Task statement: Retype the lines beneath this one, from the first through the line containing "BASE_SHIFT = 0.35". Pictures are left out.

(Figure scripts)

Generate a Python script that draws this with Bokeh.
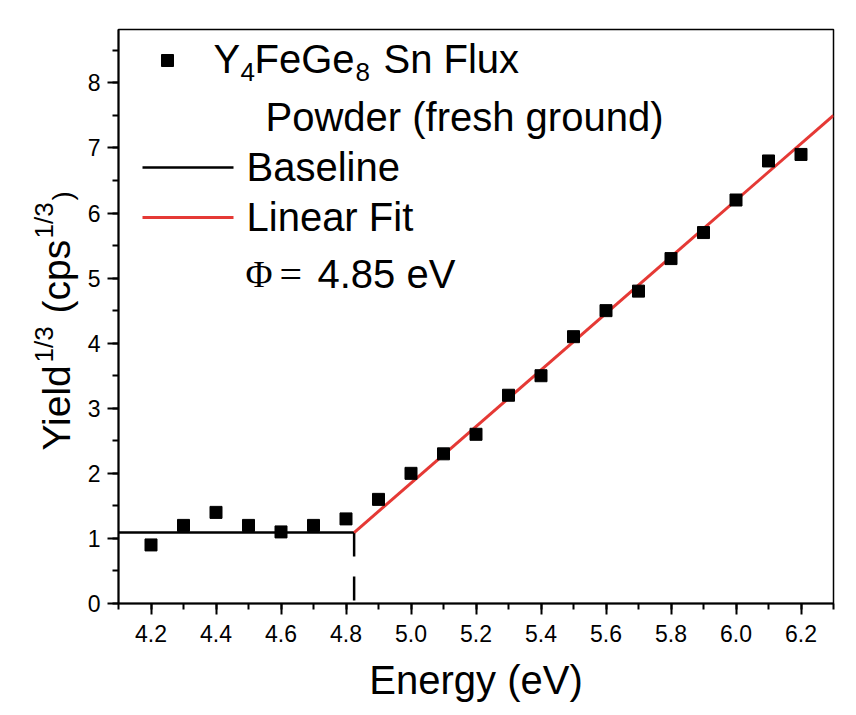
import math
from bokeh.plotting import figure
from bokeh.layouts import row
from bokeh.models import Label, SingleIntervalTicker, NumeralTickFormatter, ColumnDataSource, Range1d
from bokeh.core.properties import value
from bokeh.embed import file_html
from bokeh.resources import INLINE

# ---------------- data ----------------
energy = [4.2, 4.3, 4.4, 4.5, 4.6, 4.7, 4.8, 4.9, 5.0, 5.1, 5.2,
          5.3, 5.4, 5.5, 5.6, 5.7, 5.8, 5.9, 6.0, 6.1, 6.2]
yield_cbrt = [0.9, 1.2, 1.4, 1.2, 1.1, 1.2, 1.3, 1.6, 2.0, 2.3, 2.6,
              3.2, 3.5, 4.1, 4.5, 4.8, 5.3, 5.7, 6.2, 6.8, 6.9]
baseline_x = [4.1, 4.825]
baseline_y = [1.09, 1.09]
fit_x = [4.825, 6.3]
fit_y = [1.09, 7.5]
onset_x = [4.825, 4.825]
onset_y = [1.09, 0.0]

x_range = (4.1, 6.3)
y_range = (0.0, 8.82)

FONT = "Liberation Sans"
SERIF = "Liberation Serif"
RED = "#e53935"
BASE_SHIFT = 0.35  # em offset applied so that texts sit on their alphabetic baseline

# ---------------- layout (pixels) ----------------
W, H = 856, 715
LW = 84                     # width of the strip that carries the y title
L, R, T, B = 118, 23, 29, 112
X0, X1 = L, W - R
Y1, Y0 = T, H - B


def dx(px):
    return x_range[0] + (px - X0) / (X1 - X0) * (x_range[1] - x_range[0])


def dy(py):
    return y_range[0] + (Y0 - py) / (Y0 - Y1) * (y_range[1] - y_range[0])


p = figure(width=W - LW, height=H, x_range=x_range, y_range=y_range,
           output_backend="svg", toolbar_location=None,
           min_border_left=L - LW, min_border_right=R, min_border_top=T, min_border_bottom=B)
p.xgrid.visible = False
p.ygrid.visible = False
p.outline_line_color = "black"
p.outline_line_width = 1.5
p.background_fill_color = "white"
p.border_fill_color = "white"

p.xaxis.ticker = SingleIntervalTicker(interval=0.2, num_minor_ticks=2)
p.yaxis.ticker = SingleIntervalTicker(interval=1, num_minor_ticks=2)
p.xaxis.formatter = NumeralTickFormatter(format="0.0")
p.yaxis.formatter = NumeralTickFormatter(format="0")
for ax in (p.xaxis, p.yaxis):
    ax.axis_line_width = 2
    ax.major_tick_line_width = 2
    ax.minor_tick_line_width = 2
    ax.major_tick_in = 0
    ax.minor_tick_in = 0
    ax.major_tick_out = 11
    ax.minor_tick_out = 6
    ax.major_label_text_font = FONT
    ax.major_label_text_font_size = "23px"
    ax.major_label_text_color = "black"
    ax.axis_line_color = "black"
    ax.major_tick_line_color = "black"
    ax.minor_tick_line_color = "black"
p.xaxis.major_label_standoff = 10
p.yaxis.major_label_standoff = 7
p.xaxis.axis_label = "Energy (eV)"
p.xaxis.axis_label_text_font = FONT
p.xaxis.axis_label_text_font_size = "40px"
p.xaxis.axis_label_text_font_style = "normal"
p.xaxis.axis_label_text_color = "black"
p.xaxis.axis_label_standoff = 13

# ---------------- marks ----------------
src = ColumnDataSource(dict(x=energy, y=yield_cbrt))
p.line(baseline_x, baseline_y, line_color="black", line_width=2.5)
p.line(onset_x, onset_y, line_color="black", line_width=2.5, line_dash="24 20")
p.line(fit_x, fit_y, line_color=RED, line_width=3)
p.scatter("x", "y", source=src, marker="square", size=12, fill_color="black", line_color="black")


# ---------------- legend (manual) ----------------
def lab(text, px, py, size, font=FONT):
    p.add_layout(Label(x=dx(px), y=dy(py - BASE_SHIFT * size), text=text, text_font=font,
                       text_font_size=f"{size}px", text_color="black",
                       text_align="left", text_baseline="alphabetic"))


LS = 40
SUB = 26
p.scatter([dx(167)], [dy(60)], marker="square", size=12, fill_color="black", line_color="black")
lab("Y", 213, 72, LS)
lab("4", 240, 81, SUB)
lab("FeGe", 254, 72, LS)
lab("8", 355, 81, SUB)
lab("Sn Flux", 383, 72, LS)
lab("Powder (fresh ground)", 265, 130, LS)
p.line([dx(142), dx(233)], [dy(167), dy(167)], line_color="black", line_width=2.5)
lab("Baseline", 246, 180, LS)
p.line([dx(142), dx(233)], [dy(217), dy(217)], line_color=RED, line_width=3)
lab("Linear Fit", 246, 230, LS)
lab("\u03a6", 245, 287, 37, font=SERIF)
lab("=", 279, 288, 40, font=SERIF)
lab("4.85 eV", 317, 287, LS)

# ---------------- y title strip ----------------
# the strip's frame is aligned with the main frame (rows align frames), so give it the
# same vertical borders and a pixel-like range
q = figure(width=LW, height=H, x_range=Range1d(0, LW), y_range=Range1d(H - Y0, H - Y1),
           output_backend="svg", toolbar_location=None,
           x_axis_location=None, y_axis_location=None,
           min_border_left=0, min_border_right=0, min_border_top=T, min_border_bottom=B)
q.xgrid.visible = False
q.ygrid.visible = False
q.outline_line_color = None
q.background_fill_color = "white"
q.border_fill_color = "white"

# (text, font size px, baseline x px, start y px from top)
ytitle = [("Yield", 39, 70, 450), ("1/3", 26, 53, 362), ("(cps", 39, 70, 313),
          ("1/3", 26, 53, 238), (")", 28, 72, 200)]
for txt, size, bx, sy in ytitle:
    q.text(x=[bx - BASE_SHIFT * size], y=[H - sy], text=[txt], angle=math.pi / 2,
           text_font=value(FONT), text_font_size=value(f"{size}px"), text_color="black",
           text_align="left", text_baseline="alphabetic")

layout = row(q, p)
open("out.html", "w").write(file_html(layout, INLINE))
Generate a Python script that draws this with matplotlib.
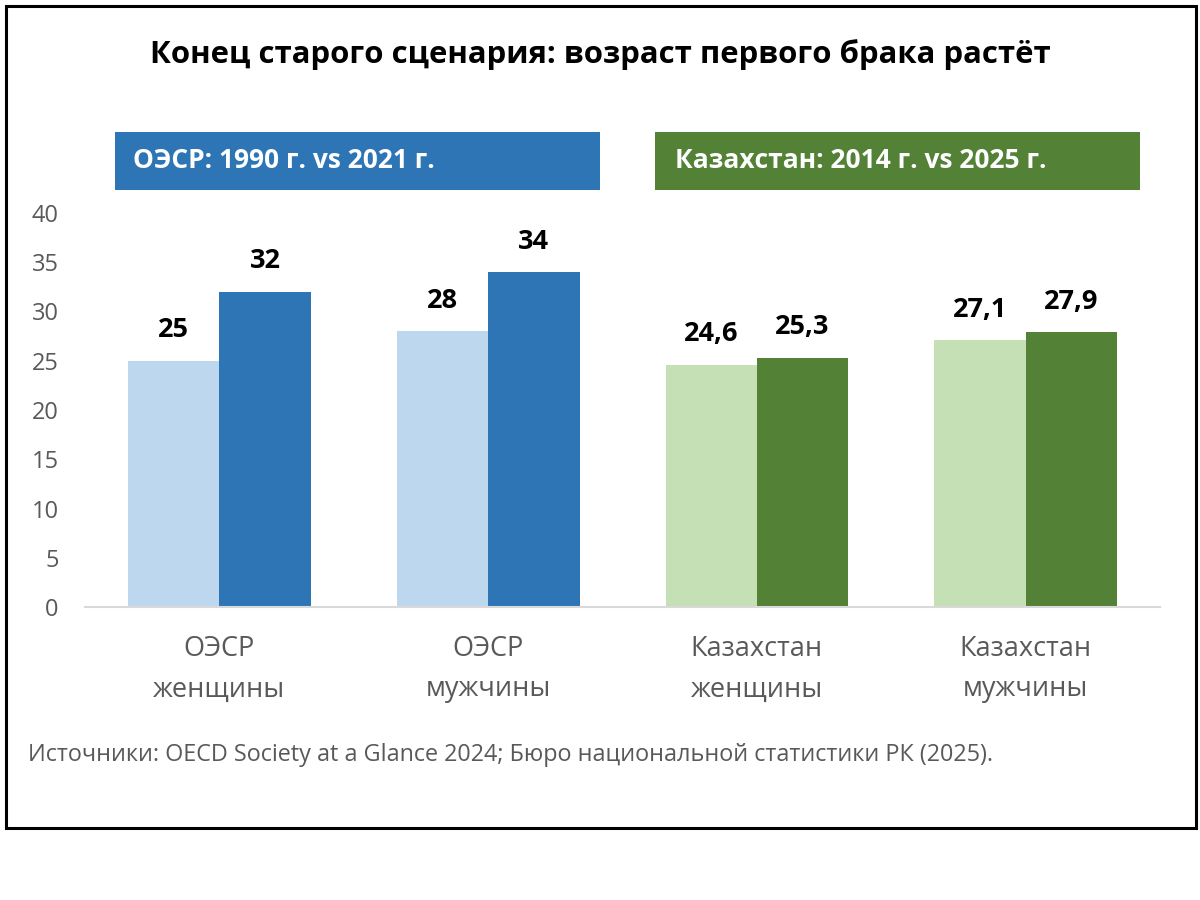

Expected output:
Generate a Python script that draws this with Bokeh.
import math
from bokeh.plotting import figure
from bokeh.layouts import row
from bokeh.models import Label, SingleIntervalTicker, NumeralTickFormatter, ColumnDataSource, Range1d
from bokeh.core.properties import value
from bokeh.embed import file_html
from bokeh.resources import INLINE

# ---------------- data ----------------
energy = [4.2, 4.3, 4.4, 4.5, 4.6, 4.7, 4.8, 4.9, 5.0, 5.1, 5.2,
          5.3, 5.4, 5.5, 5.6, 5.7, 5.8, 5.9, 6.0, 6.1, 6.2]
yield_cbrt = [0.9, 1.2, 1.4, 1.2, 1.1, 1.2, 1.3, 1.6, 2.0, 2.3, 2.6,
              3.2, 3.5, 4.1, 4.5, 4.8, 5.3, 5.7, 6.2, 6.8, 6.9]
baseline_x = [4.1, 4.825]
baseline_y = [1.09, 1.09]
fit_x = [4.825, 6.3]
fit_y = [1.09, 7.5]
onset_x = [4.825, 4.825]
onset_y = [1.09, 0.0]

x_range = (4.1, 6.3)
y_range = (0.0, 8.82)

FONT = "Liberation Sans"
SERIF = "Liberation Serif"
RED = "#e53935"
BASE_SHIFT = 0.35  # em offset applied so that texts sit on their alphabetic baseline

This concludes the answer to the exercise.